On December 4, 2007, Applied Digital Solutions, Inc., a Delaware corporation (“Applied Digital”), Digital Angel Corporation, a Delaware corporation and majority-owned subsidiary of Applied Digital (“Digital Angel”), and Digital Angel Acquisition Corp., a Delaware corporation and wholly-owned subsidiary of Applied Digital (the “Acquisition Subsidiary”), entered into Amendment No. 1 to Agreement and Plan of Reorganization (“Amendment No. 1”). Amendment No. 1 amends the Agreement and Plan of Reorganization (the “Merger Agreement”) dated August 8, 2007, pursuant to which the Acquisition Subsidiary will be merged with and into Digital Angel, with Digital Angel surviving and becoming a wholly-owned subsidiary of Applied Digital (the “Merger”).
Amendment No. 1 provides that the unaffiliated vote required to approve and adopt the Merger Agreement is the affirmative vote of a majority of the votes cast at the Special and Annual Meeting by holders of Digital Angel common stock, other than Applied Digital and its affiliates, rather than holders of a majority of the outstanding shares not held by Applied Digital and its affiliates. As a result, in order to complete the Merger, the holders of a majority of the outstanding shares of Digital Angel common stock and the holders of a majority of the votes cast by holders other than Applied Digital and its affiliates must approve and adopt the Merger Agreement. Since Applied Digital owned as of the record date 55.6% of the outstanding shares of common stock of Digital Angel, the first vote requirement, which meets the legal requirements of the state of Delaware, has been met.
A copy of Amendment No. 1 is attached as Exhibit 2.1 to this Current Report on Form 8-K. A copy of the Merger Agreement was previously filed on August 9, 2007 as Exhibit 2.1 to Current Report on Form 8-K.
Item 8.01 Other Events.
At the Special Meeting of Stockholders of Applied Digital held on November 27, 2007, Applied Digital adjourned the meeting to give stockholders additional time to consider the proposal relating to the increase in its number of shares of capital stock, although Applied Digital has determined it has sufficient shares to effect the merger. While the votes cast were overwhelmingly in favor of this proposal, an insufficient number of shares were voted to approve this proposal and therefore Applied Digital is adjourning the meeting to solicit additional proxies. For this purpose, the Applied Digital Special Meeting will be reconvened at 9:00 a.m., Eastern Standard Time, on December 21, 2007 at the Renaissance Boca Raton Hotel, 2000 N.W. 19th Street, Boca Raton, Florida. The record date for stockholders entitled to vote at the reconvened meeting remains September 28, 2007.

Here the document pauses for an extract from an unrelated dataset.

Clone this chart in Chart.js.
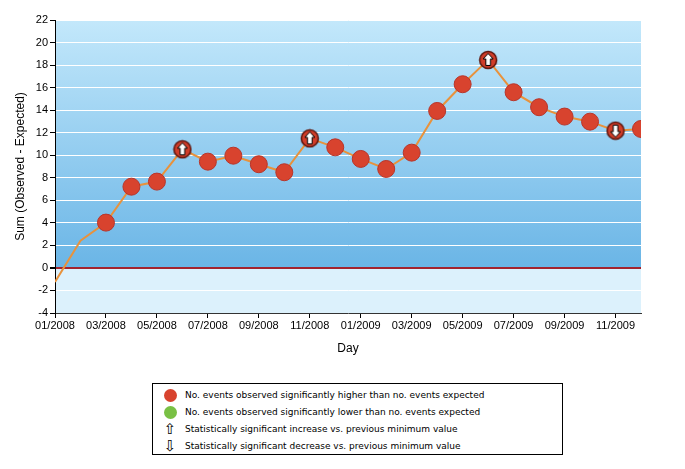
<!DOCTYPE html>
<html>
<head>
<meta charset="utf-8">
<script src="https://cdn.jsdelivr.net/npm/chart.js@4/dist/chart.umd.min.js"></script>
<style>
  body { margin: 0; background: #fff; font-family: "Liberation Sans", Arial, sans-serif; }
  #wrap { position: relative; width: 685px; height: 360px; }
  #legend {
    position: absolute; left: 152px; top: 383px; width: 411px; height: 72px;
    border: 1px solid #000; box-sizing: border-box; font-family: "DejaVu Sans", sans-serif;
    font-size: 9px; color: #000;
  }
  .row { position: absolute; left: 0; height: 16px; line-height: 16px; }
  .ico { position: absolute; left: 10px; top: 1px; width: 14px; height: 14px; text-align: center; }
  .txt { position: absolute; left: 32px; white-space: nowrap; }
  .dot { display: inline-block; width: 13px; height: 13px; border-radius: 50%; margin-top: 1px; }
  .arr { font-size: 15px; line-height: 14px; font-family: "DejaVu Sans", sans-serif; }
</style>
</head>
<body>
<div id="wrap"><canvas id="chart" width="685" height="360"></canvas></div>
<div id="legend">
  <div class="row" style="top:3px"><div class="ico"><span class="dot" style="background:#d8432e"></span></div><div class="txt">No. events observed significantly higher than no. events expected</div></div>
  <div class="row" style="top:20px"><div class="ico"><span class="dot" style="background:#79c044"></span></div><div class="txt">No. events observed significantly lower than no. events expected</div></div>
  <div class="row" style="top:37px"><div class="ico arr">&#8679;</div><div class="txt">Statistically significant increase vs. previous minimum value</div></div>
  <div class="row" style="top:54px"><div class="ico arr">&#8681;</div><div class="txt">Statistically significant decrease vs. previous minimum value</div></div>
</div>
<script>
// monthly values
var months = ['01/2008','02/2008','03/2008','04/2008','05/2008','06/2008','07/2008','08/2008','09/2008','10/2008','11/2008','12/2008',
              '01/2009','02/2009','03/2009','04/2009','05/2009','06/2009','07/2009','08/2009','09/2009','10/2009','11/2009','12/2009'];
var sums = [-1.24, 2.42, 4.02, 7.21, 7.66, 10.53, 9.43, 9.96, 9.2, 8.49, 11.5, 10.7,
            9.67, 8.78, 10.23, 13.93, 16.3, 18.46, 15.59, 14.26, 13.43, 12.98, 12.18, 12.33];
// 'H' = significantly higher, '' = nothing; arrows: 'U' up, 'D' down
var signif = ['', '', 'H','H','H','H','H','H','H','H','H','H','H','H','H','H','H','H','H','H','H','H','H','H'];
var arrows = ['', '', '', '', '', 'U', '', '', '', '', 'U', '', '', '', '', '', '', 'U', '', '', '', '', 'D', ''];
var yTicks = [-4, -2, 0, 2, 4, 6, 8, 10, 12, 14, 16, 18, 20, 22];

function arrowMarker(dir) {
    var c = document.createElement('canvas');
    c.width = 20; c.height = 20;
    var g = c.getContext('2d');
    g.beginPath();
    g.arc(10, 10, 8.5, 0, Math.PI * 2);
    g.fillStyle = '#d13d29';
    g.fill();
    g.lineWidth = 1.5;
    g.strokeStyle = '#5a140c';
    g.stroke();
    g.save();
    if (dir == 'D') { g.translate(10, 10); g.rotate(Math.PI); g.translate(-10, -10); }
    g.beginPath();
    g.moveTo(10, 3.5);
    g.lineTo(15, 9);
    g.lineTo(12.3, 9);
    g.lineTo(12.3, 15.5);
    g.lineTo(7.7, 15.5);
    g.lineTo(7.7, 9);
    g.lineTo(5, 9);
    g.closePath();
    g.fillStyle = '#fff';
    g.fill();
    g.lineWidth = 1;
    g.strokeStyle = '#000';
    g.stroke();
    g.restore();
    return c;
}
var upImg = arrowMarker('U');
var downImg = arrowMarker('D');

var points = sums.map(function (v, i) { return { x: i, y: v }; });

var bgPlugin = {
    id: 'bg',
    beforeDraw: function (chart) {
        var ctx = chart.ctx, a = chart.chartArea, y = chart.scales.y;
        var zero = y.getPixelForValue(0);
        var grad = ctx.createLinearGradient(0, a.top, 0, zero);
        grad.addColorStop(0, '#c3e8fb');
        grad.addColorStop(1, '#6ab5e6');
        ctx.save();
        ctx.fillStyle = grad;
        ctx.fillRect(a.left, a.top, a.right - a.left, zero - a.top);
        ctx.fillStyle = '#dcf1fc';
        ctx.fillRect(a.left, zero, a.right - a.left, a.bottom - zero);
        ctx.restore();
    }
};

var ctx = document.getElementById('chart').getContext('2d');
var chart = new Chart(ctx, {
    type: 'line',
    data: {
        datasets: [{
            data: points,
            borderColor: '#e8923c',
            borderWidth: 2,
            tension: 0,
            pointRadius: function (c) { return signif[c.dataIndex] ? 8.5 : 0; },
            pointHoverRadius: function (c) { return signif[c.dataIndex] ? 8.5 : 0; },
            pointBackgroundColor: '#d8432e',
            pointBorderColor: '#b8352a',
            pointBorderWidth: 1,
            pointStyle: function (c) {
                var a = arrows[c.dataIndex];
                if (a == 'U') return upImg;
                if (a == 'D') return downImg;
                return 'circle';
            }
        }]
    },
    plugins: [bgPlugin],
    options: {
        responsive: false,
        animation: false,
        events: [],
        layout: { padding: { top: 20, right: 44, left: 0, bottom: 0 } },
        plugins: { legend: { display: false }, tooltip: { enabled: false } },
        scales: {
            x: {
                type: 'linear',
                min: 0,
                max: 23,
                afterBuildTicks: function (s) {
                    s.ticks = [];
                    for (var i = 0; i < months.length; i += 2) s.ticks.push({ value: i });
                },
                afterFit: function (s) { s.height = 47; },
                ticks: {
                    autoSkip: false,
                    maxRotation: 0,
                    padding: 1,
                    color: '#000',
                    font: { family: 'Liberation Sans', size: 11 },
                    callback: function (v) { return months[v]; }
                },
                grid: { drawOnChartArea: false, tickLength: 5, tickColor: '#000' },
                border: { color: '#333', width: 1 },
                title: {
                    display: true, text: 'Day', color: '#000',
                    font: { family: 'Liberation Sans', size: 12 }, padding: { top: 8 }
                }
            },
            y: {
                min: -4,
                max: 22,
                afterBuildTicks: function (s) { s.ticks = yTicks.map(function (v) { return { value: v }; }); },
                afterFit: function (s) { s.width = 55; },
                ticks: {
                    color: '#000',
                    padding: 2,
                    font: { family: 'Liberation Sans', size: 11 }
                },
                grid: {
                    tickLength: 5,
                    tickColor: '#000',
                    color: function (c) { return c.tick && c.tick.value === 0 ? '#a3232e' : '#ffffff'; },
                    lineWidth: function (c) { return c.tick && c.tick.value === 0 ? 2 : 1; }
                },
                border: { color: '#000', width: 1 },
                title: {
                    display: true, text: 'Sum (Observed - Expected)', color: '#000',
                    font: { family: 'Liberation Sans', size: 12 }, padding: { top: 13, bottom: 0 }
                }
            }
        }
    }
});
</script>
</body>
</html>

A copy of the letter to stockholders regarding the adjournment and Amendment No. 1 is attached as Exhibit 99.1 to this Current Report on Form 8-K.
Item 9.01 Financial Statements and Exhibits.
(d) Exhibits
2.1 | | Amendment No. 1 to Agreement and Plan of Reorganization, dated as of December 4, 2007, by and among Applied Digital Solutions, Inc., Digital Angel Corporation and Digital Angel Acquisition Corp. |
99.1 Letter to stockholders dated December 4, 2007.